November 8, 2019
The #MyWheaton blog shares first-person stories from Wheaton students and alumni.
Showing Up to Our Sacred Spaces
In this MyWheaton blog post, Delaney Young ’20 shares about her experience growing and learning alongside the college’s chapel band.
There is something sacred about familiar spaces: our favorite and most frequented cafés; our childhood houses; our dorm rooms and desks; even our go-to grocery stores’ bread aisles. So often, our concept of “normal” is shaped by the rituals and routines that take place in these spaces. And in my personal experience, wherever normal is, sacred is always trailing close behind.
Over the past three years, my Wheaton “normal” has fleshed itself out in a patchwork of places, but Kresge—the multi-purpose room at the end of that long, windowed hall jutting out from the side of Edman Chapel—has been maybe the most formative of all of them. It’s there that I practice each week with my chapel band. The room is remarkable for neither its aesthetic nor its amenities, but for the kind of welcoming space and holy ground it has quickly become for my band and me. This room is actually where all three of this year’s chapel bands practice, and where bands in past years have practiced, too. It is where so much of my spiritual formation and breakthrough happened sophomore year, when I served on chapel band as a synth and keys player. Kresge was then, as it still is now, a place for me to meet with God consistently by way of meeting with His people consistently. How a once-a-week time commitment became the Holy Spirit’s scratch paper, I can’t fully articulate—2 hours on Thursday night each week was apparently enough time for God to start showing me His work in my life.
More than anything else, I have learned the hard and infinitely humbling discipline of “showing up” from my experience with chapel band.
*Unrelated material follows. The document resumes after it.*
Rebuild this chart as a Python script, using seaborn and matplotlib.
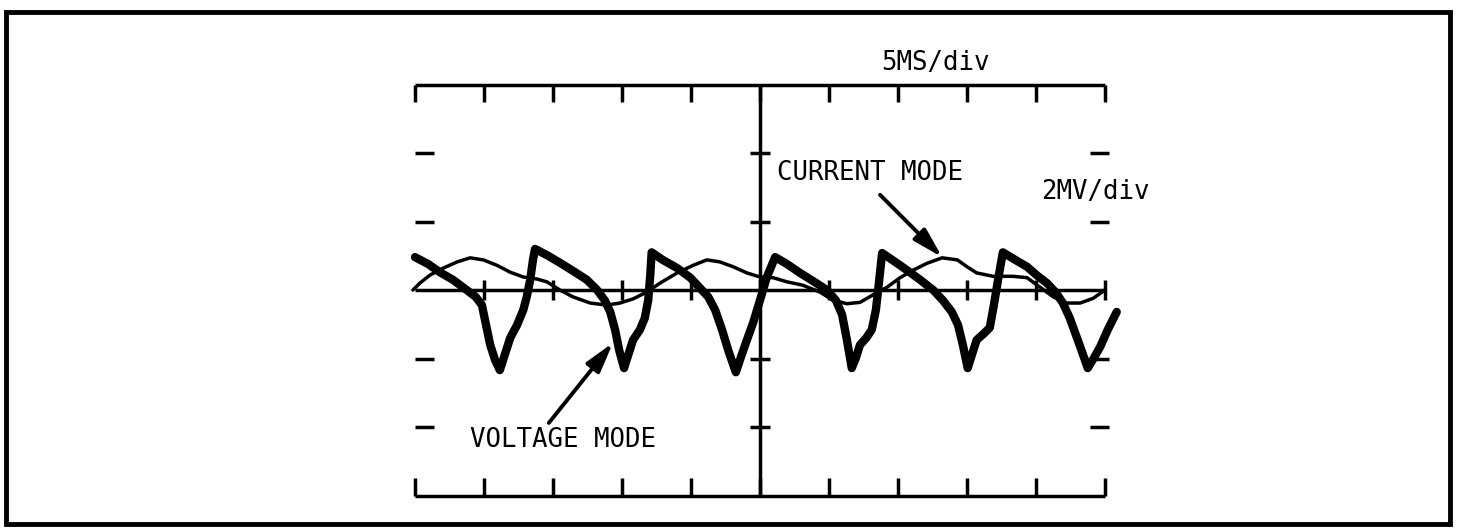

Showing up to a space, committing to participate in worshipful routines and rituals there alongside other equally committed people (whether that’s a band practice, a Bible study group, or even a book club)—this is what God asks of us. God appoints every single one of us to be leaders, disciples, friends, and spiritual family so that we can help usher His work into each other’s lives through the holy habit of noticing. This should be the common routine and ritual among every single space we enter: as disciples, we are constantly learning how to notice more of what God is up to. We show up, and God shows Himself, too.
Our Maker does not expect us to be constantly conjuring up revivals or causing demons to tremble with our instruments and worship music; sometimes, I don’t think He even wants that. That is the kind of work that He engages in on His own time and in His own ways. Our vocation as leaders, and each of us is a leader in one sphere or another, is to show up. We are charged with the simple and behind-the-scenes duty of consistency, of providing time and space for God to be noticed. What if we really absorbed that reality, that when we show up, God might show Himself too? There’d be no wonder why familiar spaces felt sacred.